**DIRECTIVE**
In the listing that follows, retype every line from the first through the one containing "VIEW_W, VIEW_H = 4096, 4096". Pictures are to be left out.

##### INFORMATION PROVIDED

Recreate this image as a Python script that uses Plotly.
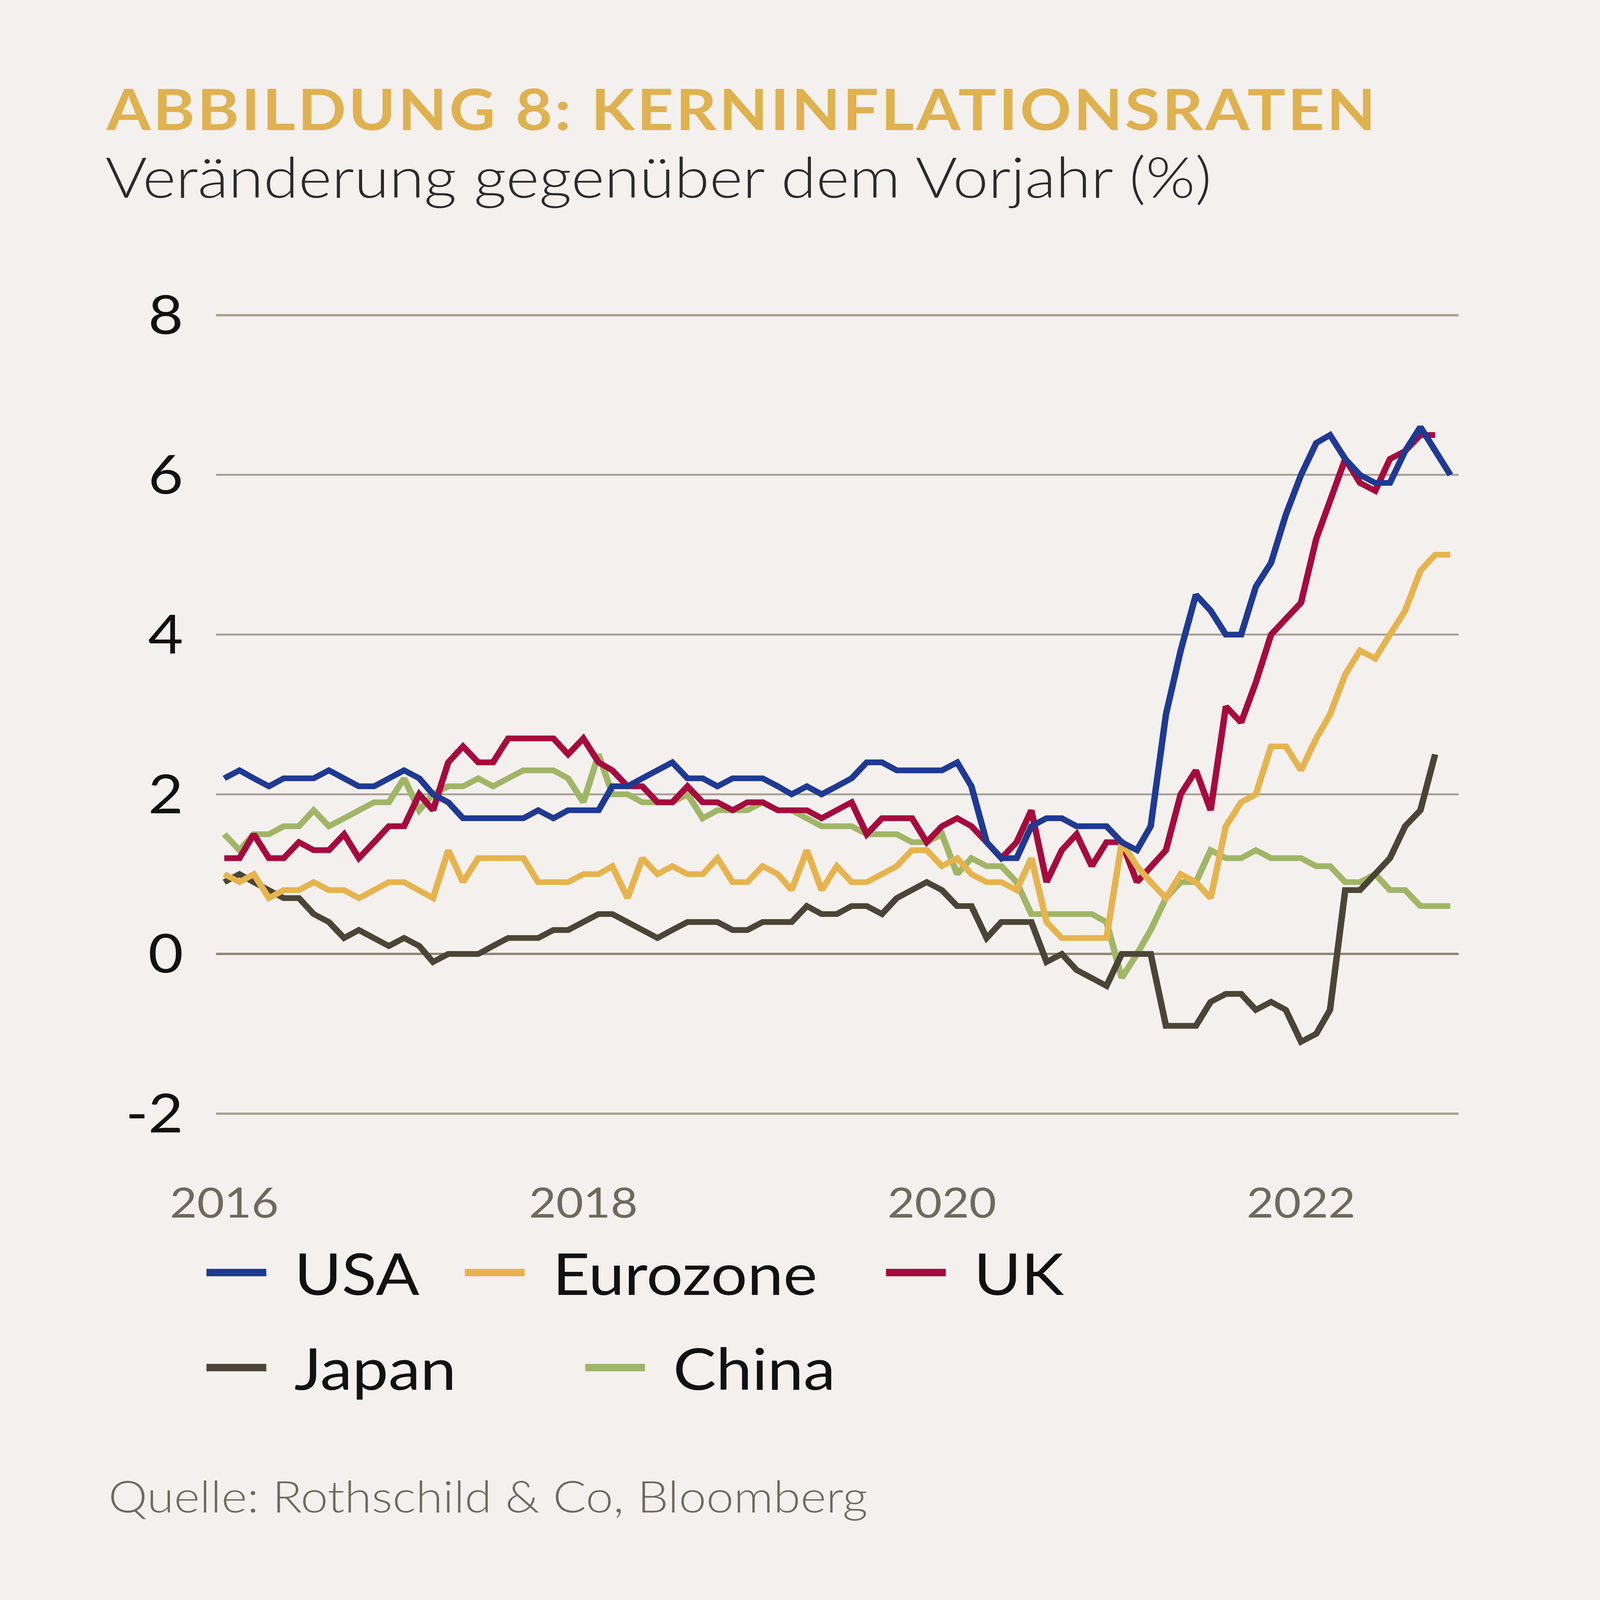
import pandas as pd
import plotly.graph_objects as go

W, H = 4224, 4750
ML, MR, MT, MB = 570, 373, 924, 1432
PW, PH = W - ML - MR, H - MT - MB
# the photographed area is 4096 x 4096; the page is scaled to fill it
VIEW_W, VIEW_H = 4096, 4096

months = pd.date_range("2016-01-01", periods=83, freq="MS")
tick_years = ["2016", "2018", "2020", "2022"]
y_ticks = [-2, 0, 2, 4, 6, 8]
y_tick_text = ["-2", "0", "2", "4", "6", "8"]

usa = [2.2, 2.3, 2.2, 2.1, 2.2, 2.2, 2.2, 2.3, 2.2, 2.1, 2.1, 2.2,
       2.3, 2.2, 2.0, 1.9, 1.7, 1.7, 1.7, 1.7, 1.7, 1.8, 1.7, 1.8,
       1.8, 1.8, 2.1, 2.1, 2.2, 2.3, 2.4, 2.2, 2.2, 2.1, 2.2, 2.2,
       2.2, 2.1, 2.0, 2.1, 2.0, 2.1, 2.2, 2.4, 2.4, 2.3, 2.3, 2.3,
       2.3, 2.4, 2.1, 1.4, 1.2, 1.2, 1.6, 1.7, 1.7, 1.6, 1.6, 1.6,
       1.4, 1.3, 1.6, 3.0, 3.8, 4.5, 4.3, 4.0, 4.0, 4.6, 4.9, 5.5,
       6.0, 6.4, 6.5, 6.2, 6.0, 5.9, 5.9, 6.3, 6.6, 6.3, 6.0]

eurozone = [1.0, 0.9, 1.0, 0.7, 0.8, 0.8, 0.9, 0.8, 0.8, 0.7, 0.8, 0.9,
            0.9, 0.8, 0.7, 1.3, 0.9, 1.2, 1.2, 1.2, 1.2, 0.9, 0.9, 0.9,
            1.0, 1.0, 1.1, 0.7, 1.2, 1.0, 1.1, 1.0, 1.0, 1.2, 0.9, 0.9,
            1.1, 1.0, 0.8, 1.3, 0.8, 1.1, 0.9, 0.9, 1.0, 1.1, 1.3, 1.3,
            1.1, 1.2, 1.0, 0.9, 0.9, 0.8, 1.2, 0.4, 0.2, 0.2, 0.2, 0.2,
            1.4, 1.1, 0.9, 0.7, 1.0, 0.9, 0.7, 1.6, 1.9, 2.0, 2.6, 2.6,
            2.3, 2.7, 3.0, 3.5, 3.8, 3.7, 4.0, 4.3, 4.8, 5.0, 5.0]

uk = [1.2, 1.2, 1.5, 1.2, 1.2, 1.4, 1.3, 1.3, 1.5, 1.2, 1.4, 1.6,
      1.6, 2.0, 1.8, 2.4, 2.6, 2.4, 2.4, 2.7, 2.7, 2.7, 2.7, 2.5,
      2.7, 2.4, 2.3, 2.1, 2.1, 1.9, 1.9, 2.1, 1.9, 1.9, 1.8, 1.9,
      1.9, 1.8, 1.8, 1.8, 1.7, 1.8, 1.9, 1.5, 1.7, 1.7, 1.7, 1.4,
      1.6, 1.7, 1.6, 1.4, 1.2, 1.4, 1.8, 0.9, 1.3, 1.5, 1.1, 1.4,
      1.4, 0.9, 1.1, 1.3, 2.0, 2.3, 1.8, 3.1, 2.9, 3.4, 4.0, 4.2,
      4.4, 5.2, 5.7, 6.2, 5.9, 5.8, 6.2, 6.3, 6.5, 6.5]

japan = [0.9, 1.0, 0.9, 0.8, 0.7, 0.7, 0.5, 0.4, 0.2, 0.3, 0.2, 0.1,
         0.2, 0.1, -0.1, 0.0, 0.0, 0.0, 0.1, 0.2, 0.2, 0.2, 0.3, 0.3,
         0.4, 0.5, 0.5, 0.4, 0.3, 0.2, 0.3, 0.4, 0.4, 0.4, 0.3, 0.3,
         0.4, 0.4, 0.4, 0.6, 0.5, 0.5, 0.6, 0.6, 0.5, 0.7, 0.8, 0.9,
         0.8, 0.6, 0.6, 0.2, 0.4, 0.4, 0.4, -0.1, 0.0, -0.2, -0.3, -0.4,
         0.0, 0.0, 0.0, -0.9, -0.9, -0.9, -0.6, -0.5, -0.5, -0.7, -0.6, -0.7,
         -1.1, -1.0, -0.7, 0.8, 0.8, 1.0, 1.2, 1.6, 1.8, 2.5]

china = [1.5, 1.3, 1.5, 1.5, 1.6, 1.6, 1.8, 1.6, 1.7, 1.8, 1.9, 1.9,
         2.2, 1.8, 2.0, 2.1, 2.1, 2.2, 2.1, 2.2, 2.3, 2.3, 2.3, 2.2,
         1.9, 2.5, 2.0, 2.0, 1.9, 1.9, 1.9, 2.0, 1.7, 1.8, 1.8, 1.8,
         1.9, 1.8, 1.8, 1.7, 1.6, 1.6, 1.6, 1.5, 1.5, 1.5, 1.4, 1.4,
         1.5, 1.0, 1.2, 1.1, 1.1, 0.9, 0.5, 0.5, 0.5, 0.5, 0.5, 0.4,
         -0.3, 0.0, 0.3, 0.7, 0.9, 0.9, 1.3, 1.2, 1.2, 1.3, 1.2, 1.2,
         1.2, 1.1, 1.1, 0.9, 0.9, 1.0, 0.8, 0.8, 0.6, 0.6, 0.6]

series_names = ["USA", "Eurozone", "UK", "Japan", "China"]
series_values = [usa, eurozone, uk, japan, china]
colors = {"USA": "#1f3a92", "Eurozone": "#e6b44e", "UK": "#a60a3e",
          "Japan": "#4a4536", "China": "#a0b666"}

BG = "#f4f0ee"
FONT = "Lato"

fig = go.Figure()
# draw in reverse so USA sits on top
for name, vals in reversed(list(zip(series_names, series_values))):
    fig.add_trace(go.Scatter(
        x=months[:len(vals)], y=vals, mode="lines", name=name,
        line=dict(color=colors[name], width=17), showlegend=False))


def px2x(px):
    return (px - ML) / PW


def py2y(py):
    return (H - MB - py) / PH


def note(text, px, py, size, color, weight=None):
    f = dict(family=FONT, size=size, color=color)
    if weight is not None:
        f["weight"] = weight
    return dict(text=text, x=px2x(px), y=py2y(py), xref="paper", yref="paper",
                xanchor="left", yanchor="middle", showarrow=False, font=f)


annotations = [
    note("<b>ABBILDUNG 8: KERNINFLATIONSRATEN</b>", 374, 321, 168, "#dfb14f"),
    note("Veränderung gegenüber dem Vorjahr (%)", 276, 522, 168, "#2a2a2a", 300),
    note("Quelle: Rothschild & Co, Bloomberg", 284, 4440, 130, "#6e695e", 300),
]

# legend layout (two rows)
legend_pos = {
    "USA": (545, 3778), "Eurozone": (1227, 3778), "UK": (2339, 3778),
    "Japan": (545, 4060), "China": (1545, 4060),
}
shapes = []
for name in series_names:
    lx, ly = legend_pos[name]
    shapes.append(dict(type="line", xref="paper", yref="paper",
                       x0=px2x(lx), x1=px2x(lx + 158), y0=py2y(ly), y1=py2y(ly),
                       line=dict(color=colors[name], width=22)))
    annotations.append(note(name, lx + 230, ly, 170, "#111111"))

fig.update_layout(
    width=W, height=H,
    margin=dict(l=ML, r=MR, t=MT, b=MB),
    paper_bgcolor=BG, plot_bgcolor=BG,
    font=dict(family=FONT),
    showlegend=False,
    annotations=annotations,
    shapes=shapes,
    xaxis=dict(
        type="date",
        range=["2015-12-15", "2022-11-18"],
        tickvals=[f"{y}-01-01" for y in tick_years],
        ticktext=tick_years,
        showgrid=False, zeroline=False, showline=False,
        ticks="", ticklabelstandoff=172,
        tickfont=dict(family=FONT, size=124, color="#6e695e"),
    ),
    yaxis=dict(
        range=[-2.05, 8.05],
        tickvals=y_ticks, ticktext=y_tick_text,
        showgrid=True, gridcolor="#a8a296", gridwidth=6,
        zeroline=True, zerolinecolor="#8e8779", zerolinewidth=7,
        showline=False,
        ticks="", ticklabelstandoff=85,
        tickfont=dict(family=FONT, size=160, color="#111111"),
    ),
)

post = (
    "document.body.style.margin='0';"
    "document.body.style.overflow='hidden';"
    f"document.body.style.background='{BG}';"
    "var gd=document.querySelector('.plotly-graph-div');"
    "gd.style.transformOrigin='0 0';"
    f"gd.style.transform='scale({VIEW_W / W:.5f},{VIEW_H / H:.5f})';"
    "var t=document.querySelector('.annotation[data-index=\"0\"] .annotation-text');"
    "if(t){t.style.letterSpacing='6px';}"
)

fig.write_html("out.html", config={"displayModeBar": False}, post_script=post)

##########

**FINISHED TASK**
Recreate this image as a Python script that uses Plotly.
import pandas as pd
import plotly.graph_objects as go

W, H = 4224, 4750
ML, MR, MT, MB = 570, 373, 924, 1432
PW, PH = W - ML - MR, H - MT - MB
# the photographed area is 4096 x 4096; the page is scaled to fill it
VIEW_W, VIEW_H = 4096, 4096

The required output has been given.